L’administration fiscale polonaise n’était pas du même avis. DANG YONG décida d’introduire un recours devant sa juridiction nationale. Dans ce cadre, la juridiction nationale posa les deux questions préjudicielles suivantes à la CJUE :
- le seul fait qu’une société établie en dehors du territoire de l’Union européenne possède une filiale sur le territoire polonais permet-il de déduire l’existence d’un établissement stable en Pologne, au sens de l’article 44 de la directive 2006/112 et de l’article 11, § 1er du règlement d’exécution n°282/2011 ?
- en cas de réponse négative à la première question, l’entreprise tierce est-elle tenue d’examiner les relations contractuelles entre la société établie hors du territoire de l’Union et la filiale pour déterminer si la première dispose d’un établissement stable en Pologne ?
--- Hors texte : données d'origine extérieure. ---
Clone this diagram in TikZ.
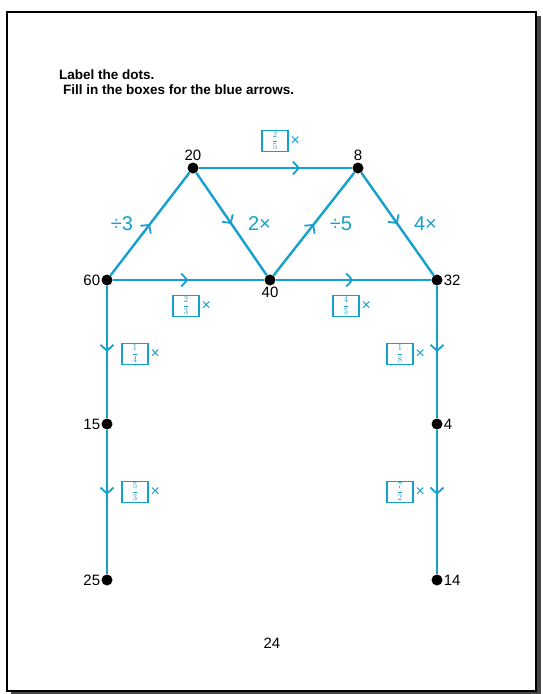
\documentclass[tikz,border=0pt]{standalone}
\usepackage{fontspec}
\setmainfont{Liberation Sans}
\usetikzlibrary{arrows.meta,decorations.markings}
\definecolor{arrowblue}{RGB}{22,160,205}
\definecolor{shadowgray}{RGB}{70,70,70}
\newcommand{\boxfrac}[2]{$\displaystyle\frac{#1}{#2}$}
\tikzset{
  dot/.style={circle,fill=black,inner sep=0pt,minimum size=11pt},
  numlabel/.style={font=\fontsize{15}{17}\selectfont,text=black,inner sep=1pt},
  edge/.style={draw=arrowblue,line width=2.4pt},
  midarrow/.style={postaction={decorate},
    decoration={markings,mark=at position #1 with
      {\arrow[arrowblue,line width=1.8pt]{Straight Barb[length=6pt,width=13pt]}}}},
  midarrow/.default=0.5,
  oplabel/.style={text=arrowblue,font=\fontsize{20}{22}\selectfont,inner sep=1pt},
  fillbox/.style={draw=arrowblue,line width=1.8pt,minimum width=26pt,minimum height=21pt,
    inner sep=0pt,text=arrowblue,font=\fontsize{9.5}{10}\selectfont},
  timesmark/.style={text=arrowblue,font=\fontsize{16}{17}\selectfont,inner sep=1.5pt,anchor=west},
  heading/.style={anchor=west,font=\bfseries\fontsize{13.5}{15}\selectfont,inner sep=0pt}
}
\begin{document}
\begin{tikzpicture}[x=1pt,y=-1pt]
% page size and frame
\useasboundingbox (0,0) rectangle (543,694);
\fill[shadowgray] (11,16) rectangle (541,694);
\draw[fill=white,line width=2pt] (7,12) rectangle (536,691);
% instructions
\node[heading] (title1) at (59,75) {Label the dots.};
\node[heading] (title2) at (63,90) {Fill in the boxes for the blue arrows.};
% dots
\node[dot,label={[numlabel]above:20}] (n20) at (193,168) {};
\node[dot,label={[numlabel]above:8}] (n8) at (358,168) {};
\node[dot,label={[numlabel]left:60}] (n60) at (107,280) {};
\node[dot,label={[numlabel]below:40}] (n40) at (270,280) {};
\node[dot,label={[numlabel]right:32}] (n32) at (437,280) {};
\node[dot,label={[numlabel]left:15}] (n15) at (107,424) {};
\node[dot,label={[numlabel]right:4}] (n4) at (437,424) {};
\node[dot,label={[numlabel]left:25}] (n25) at (107,580) {};
\node[dot,label={[numlabel]right:14}] (n14) at (437,580) {};
% arrows
\draw[edge,midarrow] (n60) -- node[oplabel,xshift=-28pt] {÷3} (n20);
\draw[edge,midarrow=0.66] (n20) -- (n8);
\draw[edge,midarrow] (n20) -- node[oplabel,xshift=28pt] {2×} (n40);
\draw[edge,midarrow] (n40) -- node[oplabel,xshift=27pt] {÷5} (n8);
\draw[edge,midarrow] (n8) -- node[oplabel,xshift=28pt] {4×} (n32);
\draw[edge,midarrow] (n60) -- (n40);
\draw[edge,midarrow] (n40) -- (n32);
\draw[edge,midarrow] (n60) -- (n15);
\draw[edge,midarrow=0.45] (n15) -- (n25);
\draw[edge,midarrow] (n32) -- (n4);
\draw[edge,midarrow=0.45] (n4) -- (n14);
% boxes to fill in
\node[fillbox] (b20-8) at (275,141) {\boxfrac{2}{5}};
\node[timesmark] (x20-8) at (b20-8.east) {×};
\node[fillbox] (b60-40) at (186,306) {\boxfrac{2}{3}};
\node[timesmark] (x60-40) at (b60-40.east) {×};
\node[fillbox] (b40-32) at (346,306) {\boxfrac{4}{5}};
\node[timesmark] (x40-32) at (b40-32.east) {×};
\node[fillbox] (b60-15) at (135,354) {\boxfrac{1}{4}};
\node[timesmark] (x60-15) at (b60-15.east) {×};
\node[fillbox] (b15-25) at (135,492) {\boxfrac{5}{3}};
\node[timesmark] (x15-25) at (b15-25.east) {×};
\node[fillbox] (b32-4) at (400,354) {\boxfrac{1}{8}};
\node[timesmark] (x32-4) at (b32-4.east) {×};
\node[fillbox] (b4-14) at (400,492) {\boxfrac{7}{2}};
\node[timesmark] (x4-14) at (b4-14.east) {×};
% page number
\node[numlabel] (page) at (272,643) {24};
\end{tikzpicture}
\end{document}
La Cour décide comme suit quant à l’existence d’un établissement stable
Afin de répondre à la première question préjudicielle, la CJUE examine la notion d’établissement stable. Elle rappelle la définition visée à l’article 11, alinéa 1er du règlement UE n°282/2011 selon laquelle : l’établissement stable désigne « Tout établissement, autre que le siège de l’activité économique visée à l’article 10 de ce règlement, qui se caractérise par un degré suffisant de permanence et une structure appropriée, en termes de moyens humains et techniques, lui permettant de recevoir et d’utiliser les services qui sont fournis pour les besoins propres de cet établissement ». En l’espèce, LG COREE ne disposait pas de moyens humains, de biens immobiliers ou d’équipements techniques propres en Pologne.
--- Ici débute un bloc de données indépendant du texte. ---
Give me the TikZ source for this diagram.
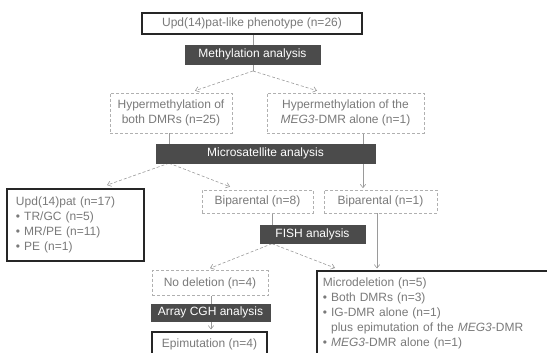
\documentclass[tikz,border=0pt]{standalone}
\usepackage{fontspec}
\setmainfont{Liberation Sans}
\usetikzlibrary{arrows.meta,backgrounds}
\definecolor{txtgray}{HTML}{7A7A7A}
\definecolor{linegray}{HTML}{9A9A9A}
\definecolor{darkfill}{HTML}{4B4B4B}
\definecolor{boxgray}{HTML}{B0B0B0}
\begin{document}
\begin{tikzpicture}[x=1pt,y=-1pt,
  every node/.style={font=\fontsize{12}{15}\selectfont, inner sep=0pt},
  lbox/.style={draw=boxgray, densely dashed, line width=0.6pt, text=txtgray, fill=white},
  dbox/.style={fill=darkfill, draw=darkfill, text=white},
  bbox/.style={draw=black!85, line width=1.8pt, text=txtgray, fill=white},
  conn/.style={draw=linegray, line width=0.6pt},
  arr/.style={conn, -{Straight Barb[length=3.5pt,width=5.5pt]}},
  darr/.style={arr, dash pattern=on 3pt off 2pt}]
\useasboundingbox (0,0) rectangle (547,353);
\clip (0,0) rectangle (547,353);

\node[bbox, line width=1.4pt, minimum width=220pt, minimum height=21pt] (top) at (252,23.5) {Upd(14)pat-like phenotype (n=26)};
\node[dbox, minimum width=135pt, minimum height=19pt] (meth) at (252.5,54.5) {Methylation analysis};
\coordinate (mj) at (253,71);
\node[lbox, minimum width=122pt, minimum height=40pt, align=center] (hboth) at (171,113) {Hypermethylation of\\both DMRs (n=25)};
\node[lbox, minimum width=157pt, minimum height=40pt, align=center] (hmeg) at (345.5,113) {Hypermethylation of the\\\textit{MEG3}-DMR alone (n=1)};
\node[dbox, minimum width=219pt, minimum height=19pt] (micro) at (265.5,153.5) {Microsatellite analysis};

\node[bbox, minimum width=137pt, minimum height=72pt, text width=119pt, inner xsep=9pt, align=left] (upd) at (75.5,225) {Upd(14)pat (n=17)\\\textbullet\ TR/GC (n=5)\\\textbullet\ MR/PE (n=11)\\\textbullet\ PE (n=1)};
\node[lbox, minimum width=111pt, minimum height=23pt] (bip8) at (257.5,201.5) {Biparental (n=8)};
\node[lbox, minimum width=113pt, minimum height=23pt] (bip1) at (380.5,201.5) {Biparental (n=1)};
\node[dbox, minimum width=105pt, minimum height=18pt] (fish) at (312.5,234.5) {FISH analysis};

\node[lbox, minimum width=116pt, minimum height=25pt] (nodel) at (210,283) {No deletion (n=4)};
\node[dbox, minimum width=119pt, minimum height=17pt] (array) at (210.5,312.5) {Array CGH analysis};
\node[bbox, anchor=north, minimum width=115pt, text height=9pt, text depth=3pt, inner ysep=7pt] (epi) at (209.5,331) {Epimutation (n=4)};
\node[bbox, anchor=north west, text width=290pt, inner xsep=6pt, inner ysep=7pt, align=left] (mdel) at (316,270) {Microdeletion (n=5)\\\textbullet\ Both DMRs (n=3)\\\textbullet\ IG-DMR alone (n=1)\\\phantom{\textbullet\ }plus epimutation of the \textit{MEG3}-DMR\\\textbullet\ \textit{MEG3}-DMR alone (n=1)\\[4pt]};

\begin{pgfonlayer}{background}
\draw[conn] (top.south -| mj) -- (meth.north -| mj);
\draw[conn] (meth.south -| mj) -- (mj);
\draw[darr] (mj) -- ([yshift=2pt]hboth.north -| 195,0);
\draw[darr] (mj) -- ([yshift=2pt]hmeg.north -| 317,0);
\draw[conn] (hboth.south -| 169,0) -- (micro.north -| 169,0);
\draw[darr] (micro.south -| 169,0) -- ([yshift=3pt]upd.north -| 107,0);
\draw[darr] (micro.south -| 169,0) -- ([yshift=3pt]bip8.north -| 230,0);
\draw[arr] (hmeg.south -| 363,0) -- ([yshift=1.5pt]bip1.north -| 363,0);
\draw[conn] (bip8.south -| 272,0) -- (fish.north -| 272,0);
\draw[darr] (fish.south -| 272,0) -- ([yshift=2pt]nodel.north -| 210,0);
\draw[darr] (fish.south -| 272,0) -- ([yshift=2pt]mdel.north -| 335,0);
\draw[arr] (bip1.south -| 377,0) -- ([yshift=1.5pt]mdel.north -| 377,0);
\draw[conn] (nodel.south -| 211,0) -- (array.north -| 211,0);
\draw[arr] (array.south -| 211,0) -- ([yshift=1.5pt]epi.north -| 211,0);
\end{pgfonlayer}
\end{tikzpicture}
\end{document}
La CJUE rappelle sa jurisprudence antérieure selon laquelle une filiale peut constituer un établissement stable de son siège étranger. Cette appréciation doit se faire à la lumière de la réalité économique et commerciale et ne peut dépendre du seul statut juridique de l’entité concernée (la filiale). Une filiale n’est donc pas considérée automatiquement comme un établissement stable de sa société-mère. Cela dépendra de chaque situation concrète appréciée à la lumière de la définition d’établissement stable. La CJUE confirme en réponse à la première question préjudicielle, qu’une filiale peut être considérée en même temps comme un établissement stable d’une société-mère non européenne.
Quant à l’obligation pour le prestataire de services d’identifier un établissement stable
En réponse à la seconde question qui lui est posée, à savoir quelles sont les obligations du prestataire de services pour identifier l’existence d’un établissement stable, la CJUE considère en premier lieu que le prestataire doit examiner la nature et l’utilisation du service presté au preneur. Lorsque cet examen ne lui permet pas d’identifier l’établissement stable du preneur, il doit examiner en particulier si le contrat, bon de commande et le numéro d’identification TVA qui lui a été communiqué par le preneur, identifient l’établissement stable comme preneur de services. L’important est ici de savoir si c’est l’établissement stable qui paie le service.
Si un prestataire de services ne peut identifier l’établissement stable du preneur sur la base de ces critères, il peut partir du principe que les services sont fournis au lieu où le preneur a établi le siège de son activité économique.
La Cour décide dès lors que le prestataire de services n’est pas tenu d’examiner la relation contractuelle entre une société-mère établie en dehors de l’Union européenne et sa filiale sur le territoire de celle-ci.
En conclusion, la CJUE reconfirme, conformément à sa jurisprudence antérieure, qu’une filiale d’un preneur de services peut être considérée comme un établissement stable de sa société-mère. Elle ne met toutefois pas fin aux discussions avec les administrations fiscales sur cette problématique car elle n’apporte pas une réponse à la question de savoir quand précisément une filiale constitue un établissement stable de la société-mère.
La CJUE évite toutefois de faire peser une obligation de contrôle lourde sur le prestataire de services puisqu’il n’est pas tenu de procéder à l’examen détaillé des relations contractuelles du preneur de services.